What this task involves
Output the data word for word, dropping every image.

Material

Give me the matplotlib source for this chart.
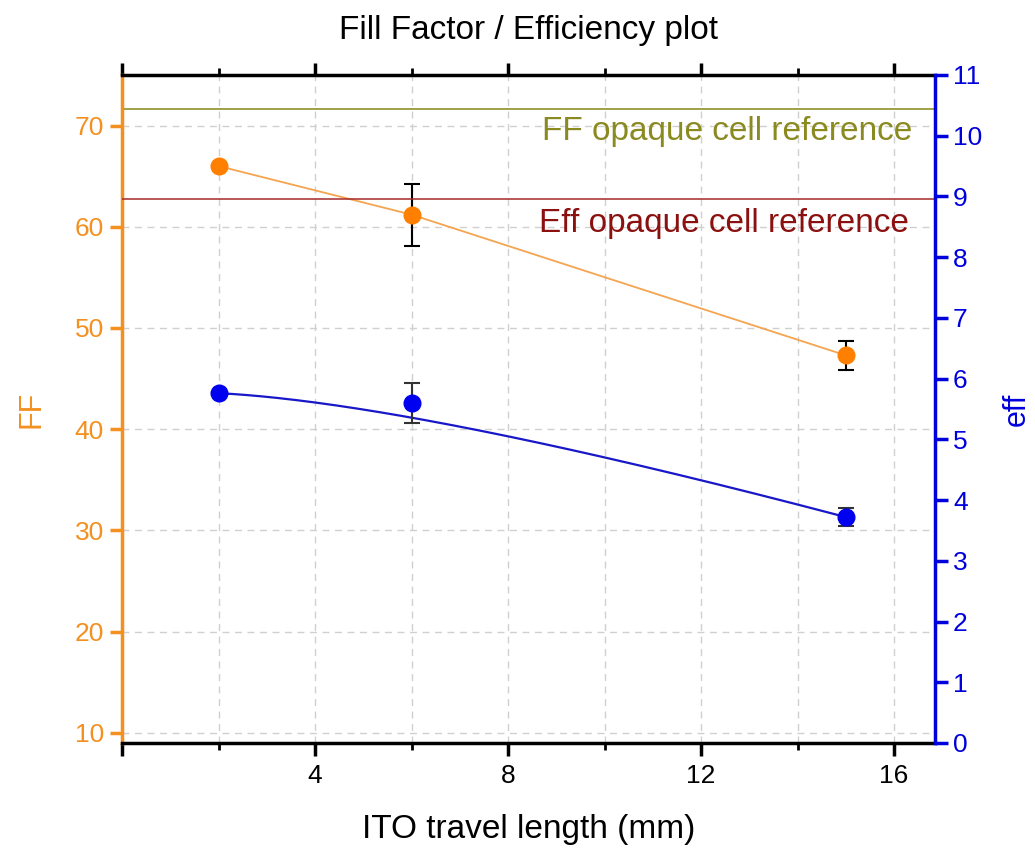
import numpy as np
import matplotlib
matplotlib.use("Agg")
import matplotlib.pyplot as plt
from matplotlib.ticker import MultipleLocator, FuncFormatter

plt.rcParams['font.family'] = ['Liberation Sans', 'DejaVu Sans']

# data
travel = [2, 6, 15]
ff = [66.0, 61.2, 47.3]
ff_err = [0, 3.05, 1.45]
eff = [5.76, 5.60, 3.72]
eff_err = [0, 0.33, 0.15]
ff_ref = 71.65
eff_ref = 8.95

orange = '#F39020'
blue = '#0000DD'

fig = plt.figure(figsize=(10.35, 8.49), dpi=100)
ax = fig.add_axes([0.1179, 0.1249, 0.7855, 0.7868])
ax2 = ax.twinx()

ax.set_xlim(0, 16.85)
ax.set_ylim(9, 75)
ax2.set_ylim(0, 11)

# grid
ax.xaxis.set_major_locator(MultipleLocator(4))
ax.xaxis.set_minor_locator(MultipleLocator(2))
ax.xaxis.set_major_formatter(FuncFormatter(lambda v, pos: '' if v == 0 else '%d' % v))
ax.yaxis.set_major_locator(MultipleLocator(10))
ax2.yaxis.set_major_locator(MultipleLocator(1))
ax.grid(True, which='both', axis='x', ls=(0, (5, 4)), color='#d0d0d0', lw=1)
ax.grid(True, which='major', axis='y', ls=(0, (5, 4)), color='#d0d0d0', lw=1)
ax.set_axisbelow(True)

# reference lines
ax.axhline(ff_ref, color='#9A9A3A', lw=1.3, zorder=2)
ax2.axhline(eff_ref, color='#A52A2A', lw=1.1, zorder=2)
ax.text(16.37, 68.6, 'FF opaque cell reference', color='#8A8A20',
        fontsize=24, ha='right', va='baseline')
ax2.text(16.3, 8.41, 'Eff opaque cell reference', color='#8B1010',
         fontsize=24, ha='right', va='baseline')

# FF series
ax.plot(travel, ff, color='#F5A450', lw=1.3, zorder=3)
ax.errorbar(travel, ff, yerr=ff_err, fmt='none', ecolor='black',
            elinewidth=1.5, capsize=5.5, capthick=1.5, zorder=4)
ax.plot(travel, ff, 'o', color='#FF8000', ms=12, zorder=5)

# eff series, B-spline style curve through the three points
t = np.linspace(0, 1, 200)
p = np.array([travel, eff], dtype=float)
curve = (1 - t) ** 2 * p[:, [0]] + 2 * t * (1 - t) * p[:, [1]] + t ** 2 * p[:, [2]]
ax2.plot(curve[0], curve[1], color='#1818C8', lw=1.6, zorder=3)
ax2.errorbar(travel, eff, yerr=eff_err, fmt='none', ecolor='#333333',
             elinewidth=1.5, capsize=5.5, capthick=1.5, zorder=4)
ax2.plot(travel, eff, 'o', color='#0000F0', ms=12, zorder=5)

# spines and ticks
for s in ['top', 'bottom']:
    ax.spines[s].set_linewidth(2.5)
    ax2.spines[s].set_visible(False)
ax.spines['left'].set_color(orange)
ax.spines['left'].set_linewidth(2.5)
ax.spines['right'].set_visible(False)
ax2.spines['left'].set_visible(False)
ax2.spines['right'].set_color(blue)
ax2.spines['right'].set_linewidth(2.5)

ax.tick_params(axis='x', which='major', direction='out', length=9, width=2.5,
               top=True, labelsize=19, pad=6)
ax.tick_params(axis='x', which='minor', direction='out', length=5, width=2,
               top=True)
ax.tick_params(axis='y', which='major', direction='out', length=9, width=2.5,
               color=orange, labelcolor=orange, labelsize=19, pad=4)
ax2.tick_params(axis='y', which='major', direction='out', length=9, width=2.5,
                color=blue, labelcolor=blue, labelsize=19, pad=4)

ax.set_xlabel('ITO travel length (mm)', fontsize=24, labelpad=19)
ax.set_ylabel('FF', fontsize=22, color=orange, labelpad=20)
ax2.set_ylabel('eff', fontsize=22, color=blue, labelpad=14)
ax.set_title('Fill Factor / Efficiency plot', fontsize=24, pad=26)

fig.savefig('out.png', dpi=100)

Exercise solution
Give me the matplotlib source for this chart.
import numpy as np
import matplotlib
matplotlib.use("Agg")
import matplotlib.pyplot as plt
from matplotlib.ticker import MultipleLocator, FuncFormatter

plt.rcParams['font.family'] = ['Liberation Sans', 'DejaVu Sans']

# data
travel = [2, 6, 15]
ff = [66.0, 61.2, 47.3]
ff_err = [0, 3.05, 1.45]
eff = [5.76, 5.60, 3.72]
eff_err = [0, 0.33, 0.15]
ff_ref = 71.65
eff_ref = 8.95

orange = '#F39020'
blue = '#0000DD'

fig = plt.figure(figsize=(10.35, 8.49), dpi=100)
ax = fig.add_axes([0.1179, 0.1249, 0.7855, 0.7868])
ax2 = ax.twinx()

ax.set_xlim(0, 16.85)
ax.set_ylim(9, 75)
ax2.set_ylim(0, 11)

# grid
ax.xaxis.set_major_locator(MultipleLocator(4))
ax.xaxis.set_minor_locator(MultipleLocator(2))
ax.xaxis.set_major_formatter(FuncFormatter(lambda v, pos: '' if v == 0 else '%d' % v))
ax.yaxis.set_major_locator(MultipleLocator(10))
ax2.yaxis.set_major_locator(MultipleLocator(1))
ax.grid(True, which='both', axis='x', ls=(0, (5, 4)), color='#d0d0d0', lw=1)
ax.grid(True, which='major', axis='y', ls=(0, (5, 4)), color='#d0d0d0', lw=1)
ax.set_axisbelow(True)

# reference lines
ax.axhline(ff_ref, color='#9A9A3A', lw=1.3, zorder=2)
ax2.axhline(eff_ref, color='#A52A2A', lw=1.1, zorder=2)
ax.text(16.37, 68.6, 'FF opaque cell reference', color='#8A8A20',
        fontsize=24, ha='right', va='baseline')
ax2.text(16.3, 8.41, 'Eff opaque cell reference', color='#8B1010',
         fontsize=24, ha='right', va='baseline')

# FF series
ax.plot(travel, ff, color='#F5A450', lw=1.3, zorder=3)
ax.errorbar(travel, ff, yerr=ff_err, fmt='none', ecolor='black',
            elinewidth=1.5, capsize=5.5, capthick=1.5, zorder=4)
ax.plot(travel, ff, 'o', color='#FF8000', ms=12, zorder=5)

# eff series, B-spline style curve through the three points
t = np.linspace(0, 1, 200)
p = np.array([travel, eff], dtype=float)
curve = (1 - t) ** 2 * p[:, [0]] + 2 * t * (1 - t) * p[:, [1]] + t ** 2 * p[:, [2]]
ax2.plot(curve[0], curve[1], color='#1818C8', lw=1.6, zorder=3)
ax2.errorbar(travel, eff, yerr=eff_err, fmt='none', ecolor='#333333',
             elinewidth=1.5, capsize=5.5, capthick=1.5, zorder=4)
ax2.plot(travel, eff, 'o', color='#0000F0', ms=12, zorder=5)

# spines and ticks
for s in ['top', 'bottom']:
    ax.spines[s].set_linewidth(2.5)
    ax2.spines[s].set_visible(False)
ax.spines['left'].set_color(orange)
ax.spines['left'].set_linewidth(2.5)
ax.spines['right'].set_visible(False)
ax2.spines['left'].set_visible(False)
ax2.spines['right'].set_color(blue)
ax2.spines['right'].set_linewidth(2.5)

ax.tick_params(axis='x', which='major', direction='out', length=9, width=2.5,
               top=True, labelsize=19, pad=6)
ax.tick_params(axis='x', which='minor', direction='out', length=5, width=2,
               top=True)
ax.tick_params(axis='y', which='major', direction='out', length=9, width=2.5,
               color=orange, labelcolor=orange, labelsize=19, pad=4)
ax2.tick_params(axis='y', which='major', direction='out', length=9, width=2.5,
                color=blue, labelcolor=blue, labelsize=19, pad=4)

ax.set_xlabel('ITO travel length (mm)', fontsize=24, labelpad=19)
ax.set_ylabel('FF', fontsize=22, color=orange, labelpad=20)
ax2.set_ylabel('eff', fontsize=22, color=blue, labelpad=14)
ax.set_title('Fill Factor / Efficiency plot', fontsize=24, pad=26)

fig.savefig('out.png', dpi=100)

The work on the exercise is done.